#### INFORMATION PROVIDED ####

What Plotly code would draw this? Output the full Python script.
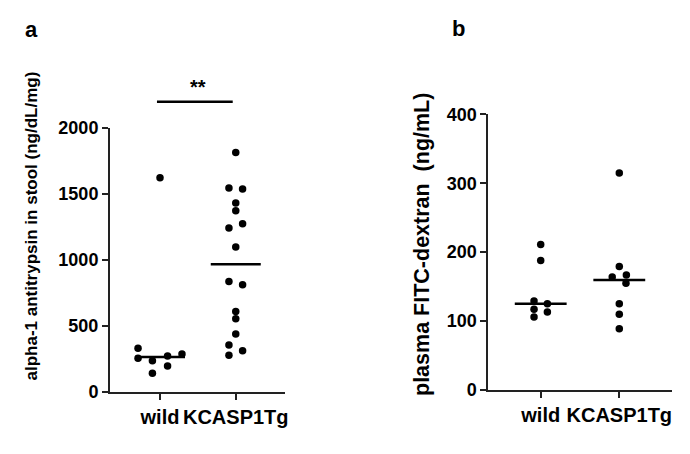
import numpy as np
import plotly.graph_objects as go

# ---------------- data ----------------
categories = ["wild", "KCASP1Tg"]

# panel a: alpha-1 antitrypsin in stool (ng/dL/mg)
a_wild = [1620, 329, 253, 235, 271, 286, 195, 140]
a_wild_jitter = [0.0, -0.29, -0.29, -0.10, 0.10, 0.29, 0.10, -0.10]
a_tg = [1813, 1543, 1536, 1430, 1371, 1272, 1240, 1096,
        835, 810, 607, 552, 438, 354, 276, 311]
a_tg_jitter = [0.0, -0.09, 0.09, 0.0, 0.0, 0.09, -0.09, 0.0,
               -0.09, 0.09, 0.0, 0.0, 0.0, -0.09, -0.09, 0.09]
a_ticks = [0, 500, 1000, 1500, 2000]

# panel b: plasma FITC-dextran (ng/mL)
b_wild = [211, 188, 129, 125, 117, 113, 106]
b_wild_jitter = [0.0, 0.0, -0.085, 0.085, -0.085, 0.085, -0.085]
b_tg = [315, 179, 164, 167, 155, 125, 110, 89]
b_tg_jitter = [0.0, 0.0, -0.09, 0.09, 0.085, 0.0, 0.0, 0.0]
b_ticks = [0, 100, 200, 300, 400]

W, H = 690, 454
OFF = 8  # page body margin offset
FONT = "Liberation Sans, Arial, sans-serif"

def px(x):
    return (x - OFF) / W

def py(y):
    return 1 - (y - OFF) / H

fig = go.Figure()

def add_group(xpos, vals, jit, xa, ya):
    fig.add_trace(go.Scatter(
        x=[xpos + j for j in jit], y=vals, mode="markers",
        marker=dict(color="black", size=7.5),
        xaxis=xa, yaxis=ya, showlegend=False, hoverinfo="y", cliponaxis=False))
    med = float(np.median(vals))
    fig.add_trace(go.Scatter(
        x=[xpos - 0.33, xpos + 0.33], y=[med, med], mode="lines",
        line=dict(color="black", width=2.5),
        xaxis=xa, yaxis=ya, showlegend=False, hoverinfo="skip"))

add_group(0, a_wild, a_wild_jitter, "x", "y")
add_group(1, a_tg, a_tg_jitter, "x", "y")
add_group(0, b_wild, b_wild_jitter, "x2", "y2")
add_group(1, b_tg, b_tg_jitter, "x2", "y2")

ytickfont = dict(family=FONT, size=18, color="black", weight="bold")
xtickfont = dict(family=FONT, size=20, color="black", weight="bold")
axis_common = dict(showline=True, linewidth=2, linecolor="#222",
                   ticks="outside", ticklen=6, tickwidth=2, tickcolor="#222",
                   showgrid=False, zeroline=False, automargin=False)

fig.update_layout(
    template="none",
    width=W, height=H,
    margin=dict(l=0, r=0, t=0, b=0, autoexpand=False),
    paper_bgcolor="white", plot_bgcolor="white",
    xaxis=dict(domain=[px(110), px(285)], range=[-0.66, 1.65],
               tickvals=[0, 1], ticktext=categories, anchor="y",
               tickfont=xtickfont, **axis_common),
    yaxis=dict(domain=[py(391.7), py(127.7)], range=[0, 2000],
               tickvals=a_ticks, anchor="x", tickfont=ytickfont, **axis_common),
    xaxis2=dict(domain=[px(488.3), px(671.7)], range=[-0.667, 1.667],
                tickvals=[0, 1], ticktext=categories, anchor="y2",
                tickfont=xtickfont, **axis_common),
    yaxis2=dict(domain=[py(390), py(114.3)], range=[0, 400],
                tickvals=b_ticks, anchor="x2", tickfont=ytickfont, **axis_common),
)

# significance bar for panel a
fig.add_shape(type="line", xref="x", yref="y domain",
              x0=-0.04, x1=0.96, y0=1.0985, y1=1.0985,
              line=dict(color="black", width=2.5))
fig.add_annotation(text="<b>**</b>", xref="x", yref="y domain", x=0.5, y=1.105,
                   yanchor="bottom", xanchor="center", showarrow=False,
                   font=dict(family=FONT, size=20, color="black"))

# axis titles
fig.add_annotation(text="<b>alpha-1 antitrypsin in stool (ng/dL/mg)</b>",
                   xref="paper", yref="paper", x=px(31), y=py(226.5),
                   xanchor="center", yanchor="middle",
                   textangle=-90, showarrow=False,
                   font=dict(family=FONT, size=17, color="black"))
fig.add_annotation(text="<b>plasma FITC-dextran  (ng/mL)</b>",
                   xref="paper", yref="paper", x=px(422), y=py(245),
                   xanchor="center", yanchor="middle",
                   textangle=-90, showarrow=False,
                   font=dict(family=FONT, size=21.5, color="black"))

# panel letters
fig.add_annotation(text="<b>a</b>", xref="paper", yref="paper",
                   x=px(31), y=py(29), xanchor="center", yanchor="middle",
                   showarrow=False, font=dict(family=FONT, size=22, color="black"))
fig.add_annotation(text="<b>b</b>", xref="paper", yref="paper",
                   x=px(458), y=py(28), xanchor="center", yanchor="middle",
                   showarrow=False, font=dict(family=FONT, size=22, color="black"))

fig.write_html("out.html")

####

**GOAL**
Return the full material word for word. Do not include the pictures.

**CORRECT ANSWER**
What Plotly code would draw this? Output the full Python script.
import numpy as np
import plotly.graph_objects as go

# ---------------- data ----------------
categories = ["wild", "KCASP1Tg"]

# panel a: alpha-1 antitrypsin in stool (ng/dL/mg)
a_wild = [1620, 329, 253, 235, 271, 286, 195, 140]
a_wild_jitter = [0.0, -0.29, -0.29, -0.10, 0.10, 0.29, 0.10, -0.10]
a_tg = [1813, 1543, 1536, 1430, 1371, 1272, 1240, 1096,
        835, 810, 607, 552, 438, 354, 276, 311]
a_tg_jitter = [0.0, -0.09, 0.09, 0.0, 0.0, 0.09, -0.09, 0.0,
               -0.09, 0.09, 0.0, 0.0, 0.0, -0.09, -0.09, 0.09]
a_ticks = [0, 500, 1000, 1500, 2000]

# panel b: plasma FITC-dextran (ng/mL)
b_wild = [211, 188, 129, 125, 117, 113, 106]
b_wild_jitter = [0.0, 0.0, -0.085, 0.085, -0.085, 0.085, -0.085]
b_tg = [315, 179, 164, 167, 155, 125, 110, 89]
b_tg_jitter = [0.0, 0.0, -0.09, 0.09, 0.085, 0.0, 0.0, 0.0]
b_ticks = [0, 100, 200, 300, 400]

W, H = 690, 454
OFF = 8  # page body margin offset
FONT = "Liberation Sans, Arial, sans-serif"

def px(x):
    return (x - OFF) / W

def py(y):
    return 1 - (y - OFF) / H

fig = go.Figure()

def add_group(xpos, vals, jit, xa, ya):
    fig.add_trace(go.Scatter(
        x=[xpos + j for j in jit], y=vals, mode="markers",
        marker=dict(color="black", size=7.5),
        xaxis=xa, yaxis=ya, showlegend=False, hoverinfo="y", cliponaxis=False))
    med = float(np.median(vals))
    fig.add_trace(go.Scatter(
        x=[xpos - 0.33, xpos + 0.33], y=[med, med], mode="lines",
        line=dict(color="black", width=2.5),
        xaxis=xa, yaxis=ya, showlegend=False, hoverinfo="skip"))

add_group(0, a_wild, a_wild_jitter, "x", "y")
add_group(1, a_tg, a_tg_jitter, "x", "y")
add_group(0, b_wild, b_wild_jitter, "x2", "y2")
add_group(1, b_tg, b_tg_jitter, "x2", "y2")

ytickfont = dict(family=FONT, size=18, color="black", weight="bold")
xtickfont = dict(family=FONT, size=20, color="black", weight="bold")
axis_common = dict(showline=True, linewidth=2, linecolor="#222",
                   ticks="outside", ticklen=6, tickwidth=2, tickcolor="#222",
                   showgrid=False, zeroline=False, automargin=False)

fig.update_layout(
    template="none",
    width=W, height=H,
    margin=dict(l=0, r=0, t=0, b=0, autoexpand=False),
    paper_bgcolor="white", plot_bgcolor="white",
    xaxis=dict(domain=[px(110), px(285)], range=[-0.66, 1.65],
               tickvals=[0, 1], ticktext=categories, anchor="y",
               tickfont=xtickfont, **axis_common),
    yaxis=dict(domain=[py(391.7), py(127.7)], range=[0, 2000],
               tickvals=a_ticks, anchor="x", tickfont=ytickfont, **axis_common),
    xaxis2=dict(domain=[px(488.3), px(671.7)], range=[-0.667, 1.667],
                tickvals=[0, 1], ticktext=categories, anchor="y2",
                tickfont=xtickfont, **axis_common),
    yaxis2=dict(domain=[py(390), py(114.3)], range=[0, 400],
                tickvals=b_ticks, anchor="x2", tickfont=ytickfont, **axis_common),
)

# significance bar for panel a
fig.add_shape(type="line", xref="x", yref="y domain",
              x0=-0.04, x1=0.96, y0=1.0985, y1=1.0985,
              line=dict(color="black", width=2.5))
fig.add_annotation(text="<b>**</b>", xref="x", yref="y domain", x=0.5, y=1.105,
                   yanchor="bottom", xanchor="center", showarrow=False,
                   font=dict(family=FONT, size=20, color="black"))

# axis titles
fig.add_annotation(text="<b>alpha-1 antitrypsin in stool (ng/dL/mg)</b>",
                   xref="paper", yref="paper", x=px(31), y=py(226.5),
                   xanchor="center", yanchor="middle",
                   textangle=-90, showarrow=False,
                   font=dict(family=FONT, size=17, color="black"))
fig.add_annotation(text="<b>plasma FITC-dextran  (ng/mL)</b>",
                   xref="paper", yref="paper", x=px(422), y=py(245),
                   xanchor="center", yanchor="middle",
                   textangle=-90, showarrow=False,
                   font=dict(family=FONT, size=21.5, color="black"))

# panel letters
fig.add_annotation(text="<b>a</b>", xref="paper", yref="paper",
                   x=px(31), y=py(29), xanchor="center", yanchor="middle",
                   showarrow=False, font=dict(family=FONT, size=22, color="black"))
fig.add_annotation(text="<b>b</b>", xref="paper", yref="paper",
                   x=px(458), y=py(28), xanchor="center", yanchor="middle",
                   showarrow=False, font=dict(family=FONT, size=22, color="black"))

fig.write_html("out.html")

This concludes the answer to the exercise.